━━ Recorded information

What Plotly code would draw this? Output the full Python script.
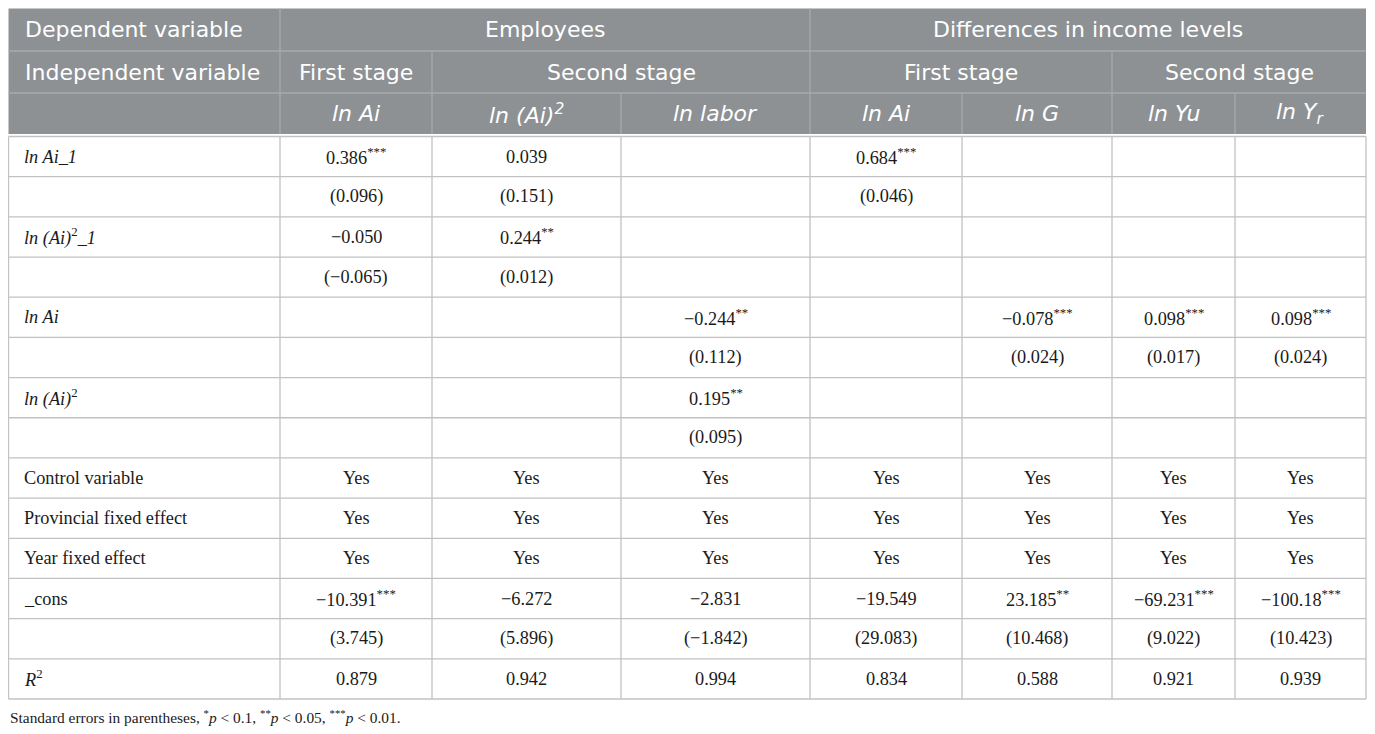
import plotly.graph_objects as go

W, H = 1375, 734
PAGE_MARGIN = 8  # default body margin of the html page

# ---------------- data ----------------
header_row1 = [("Dependent variable", 0, 0), ("Employees", 1, 3), ("Differences in income levels", 4, 7)]
header_row2 = [("Independent variable", 0, 0), ("First stage", 1, 1), ("Second stage", 2, 3),
               ("First stage", 4, 5), ("Second stage", 6, 7)]
header_row3 = ["", "<i>ln Ai</i>", "<i>ln (Ai)<sup>2</sup></i>", "<i>ln labor</i>", "<i>ln Ai</i>",
               "<i>ln G</i>", "<i>ln Yu</i>", "<i>ln Y<sub>r</sub></i>"]

row_labels = ["<i>ln Ai_1</i>", "", "<i>ln (Ai)</i><sup>2</sup><i>_1</i>", "", "<i>ln Ai</i>", "",
              "<i>ln (Ai)</i><sup>2</sup>", "", "Control variable", "Provincial fixed effect",
              "Year fixed effect", "_cons", "", "<i>R</i><sup>2</sup>"]

emp_first_lnAi = ["0.386***", "(0.096)", "−0.050", "(−0.065)", "", "", "", "",
                  "Yes", "Yes", "Yes", "−10.391***", "(3.745)", "0.879"]
emp_second_lnAi2 = ["0.039", "(0.151)", "0.244**", "(0.012)", "", "", "", "",
                    "Yes", "Yes", "Yes", "−6.272", "(5.896)", "0.942"]
emp_second_lnlabor = ["", "", "", "", "−0.244**", "(0.112)", "0.195**", "(0.095)",
                      "Yes", "Yes", "Yes", "−2.831", "(−1.842)", "0.994"]
inc_first_lnAi = ["0.684***", "(0.046)", "", "", "", "", "", "",
                  "Yes", "Yes", "Yes", "−19.549", "(29.083)", "0.834"]
inc_first_lnG = ["", "", "", "", "−0.078***", "(0.024)", "", "",
                 "Yes", "Yes", "Yes", "23.185**", "(10.468)", "0.588"]
inc_second_lnYu = ["", "", "", "", "0.098***", "(0.017)", "", "",
                   "Yes", "Yes", "Yes", "−69.231***", "(9.022)", "0.921"]
inc_second_lnYr = ["", "", "", "", "0.098***", "(0.024)", "", "",
                   "Yes", "Yes", "Yes", "−100.18***", "(10.423)", "0.939"]

value_columns = [emp_first_lnAi, emp_second_lnAi2, emp_second_lnlabor, inc_first_lnAi,
                 inc_first_lnG, inc_second_lnYu, inc_second_lnYr]

footnote = ("Standard errors in parentheses, <sup>*</sup><i>p</i> < 0.1, <sup>**</sup><i>p</i> < 0.05, "
            "<sup>***</sup><i>p</i> < 0.01.")

# ---------------- layout geometry ----------------
col_edges = [8.5, 280, 432, 621, 810, 962, 1112, 1235, 1366]
head_edges = [8.5, 51, 93, 134]
body_top, body_bot = 136.5, 699
n_rows = len(row_labels)
row_h = (body_bot - body_top) / n_rows
body_edges = [body_top + i * row_h for i in range(n_rows + 1)]

HEAD_BG = "#8d9194"
HEAD_LINE = "#a8abad"
BODY_LINE = "#c2c2c2"
HEAD_FONT = dict(family="DejaVu Sans", size=22, color="white")
BODY_FONT = dict(family="Liberation Serif", size=18.3, color="#1a1a1a")


def fmt(v):
    # format significance stars as superscripts
    s = v.rstrip("*")
    stars = v[len(s):]
    return s + (f"<sup>{stars}</sup>" if stars else "")


shapes = []
annotations = []


def line(x0, y0, x1, y1, color, w=1.3):
    shapes.append(dict(type="line", xref="x", yref="y", x0=x0, y0=y0, x1=x1, y1=y1,
                       line=dict(color=color, width=w), layer="above"))


# header background
shapes.append(dict(type="rect", xref="x", yref="y", x0=col_edges[0], x1=col_edges[-1],
                   y0=head_edges[0], y1=head_edges[-1], fillcolor=HEAD_BG,
                   line=dict(width=0), layer="below"))

# header horizontal lines
for y in head_edges[1:-1]:
    line(col_edges[0], y, col_edges[-1], y, HEAD_LINE)


def header_row(cells, r):
    y0, y1 = head_edges[r], head_edges[r + 1]
    for text, c0, c1 in cells:
        x0, x1 = col_edges[c0], col_edges[c1 + 1]
        if c0 == 0:
            annotations.append(dict(x=23, y=(y0 + y1) / 2, text=text, xanchor="left",
                                    yanchor="middle", showarrow=False, font=HEAD_FONT))
        else:
            annotations.append(dict(x=(x0 + x1) / 2, y=(y0 + y1) / 2, text=text, xanchor="center",
                                    yanchor="middle", showarrow=False, font=HEAD_FONT))
        if c1 + 1 < len(col_edges) - 1:
            line(x1, y0, x1, y1, HEAD_LINE)


header_row(header_row1, 0)
header_row(header_row2, 1)
header_row([(t, i, i) for i, t in enumerate(header_row3)], 2)

# body lines
for y in body_edges:
    line(col_edges[0], y, col_edges[-1], y, BODY_LINE)
for x in col_edges:
    line(x, body_top, x, body_bot, BODY_LINE)

# body text
for r in range(n_rows):
    yc = (body_edges[r] + body_edges[r + 1]) / 2
    if row_labels[r]:
        annotations.append(dict(x=22, y=yc, text=row_labels[r], xanchor="left",
                                yanchor="middle", showarrow=False, font=BODY_FONT))
    for c, col in enumerate(value_columns):
        v = col[r]
        if v:
            xc = (col_edges[c + 1] + col_edges[c + 2]) / 2
            annotations.append(dict(x=xc, y=yc, text=fmt(v), xanchor="center", yanchor="middle",
                                    showarrow=False, font=BODY_FONT))

annotations.append(dict(x=8, y=716, text=footnote, xanchor="left", yanchor="middle",
                        showarrow=False, font=dict(family="Liberation Serif", size=15.4, color="#1a1a1a")))

fig = go.Figure()
fig.update_layout(
    width=W - 2 * PAGE_MARGIN, height=H - 2 * PAGE_MARGIN, margin=dict(l=0, r=0, t=0, b=0),
    paper_bgcolor="white", plot_bgcolor="white",
    xaxis=dict(range=[PAGE_MARGIN, W - PAGE_MARGIN], visible=False, fixedrange=True),
    yaxis=dict(range=[H - PAGE_MARGIN, PAGE_MARGIN], visible=False, fixedrange=True),
    shapes=shapes, annotations=annotations, showlegend=False,
)
fig.write_html("out.html")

━━━━

What the exercise asks -> Begin at the first line of the material and copy each line exactly through the one containing "inc_first_lnG, inc_second_lnYu, inc_second_lnYr]". Omit pictures.

Output for this task ->
What Plotly code would draw this? Output the full Python script.
import plotly.graph_objects as go

W, H = 1375, 734
PAGE_MARGIN = 8  # default body margin of the html page

# ---------------- data ----------------
header_row1 = [("Dependent variable", 0, 0), ("Employees", 1, 3), ("Differences in income levels", 4, 7)]
header_row2 = [("Independent variable", 0, 0), ("First stage", 1, 1), ("Second stage", 2, 3),
               ("First stage", 4, 5), ("Second stage", 6, 7)]
header_row3 = ["", "<i>ln Ai</i>", "<i>ln (Ai)<sup>2</sup></i>", "<i>ln labor</i>", "<i>ln Ai</i>",
               "<i>ln G</i>", "<i>ln Yu</i>", "<i>ln Y<sub>r</sub></i>"]

row_labels = ["<i>ln Ai_1</i>", "", "<i>ln (Ai)</i><sup>2</sup><i>_1</i>", "", "<i>ln Ai</i>", "",
              "<i>ln (Ai)</i><sup>2</sup>", "", "Control variable", "Provincial fixed effect",
              "Year fixed effect", "_cons", "", "<i>R</i><sup>2</sup>"]

emp_first_lnAi = ["0.386***", "(0.096)", "−0.050", "(−0.065)", "", "", "", "",
                  "Yes", "Yes", "Yes", "−10.391***", "(3.745)", "0.879"]
emp_second_lnAi2 = ["0.039", "(0.151)", "0.244**", "(0.012)", "", "", "", "",
                    "Yes", "Yes", "Yes", "−6.272", "(5.896)", "0.942"]
emp_second_lnlabor = ["", "", "", "", "−0.244**", "(0.112)", "0.195**", "(0.095)",
                      "Yes", "Yes", "Yes", "−2.831", "(−1.842)", "0.994"]
inc_first_lnAi = ["0.684***", "(0.046)", "", "", "", "", "", "",
                  "Yes", "Yes", "Yes", "−19.549", "(29.083)", "0.834"]
inc_first_lnG = ["", "", "", "", "−0.078***", "(0.024)", "", "",
                 "Yes", "Yes", "Yes", "23.185**", "(10.468)", "0.588"]
inc_second_lnYu = ["", "", "", "", "0.098***", "(0.017)", "", "",
                   "Yes", "Yes", "Yes", "−69.231***", "(9.022)", "0.921"]
inc_second_lnYr = ["", "", "", "", "0.098***", "(0.024)", "", "",
                   "Yes", "Yes", "Yes", "−100.18***", "(10.423)", "0.939"]

value_columns = [emp_first_lnAi, emp_second_lnAi2, emp_second_lnlabor, inc_first_lnAi,
                 inc_first_lnG, inc_second_lnYu, inc_second_lnYr]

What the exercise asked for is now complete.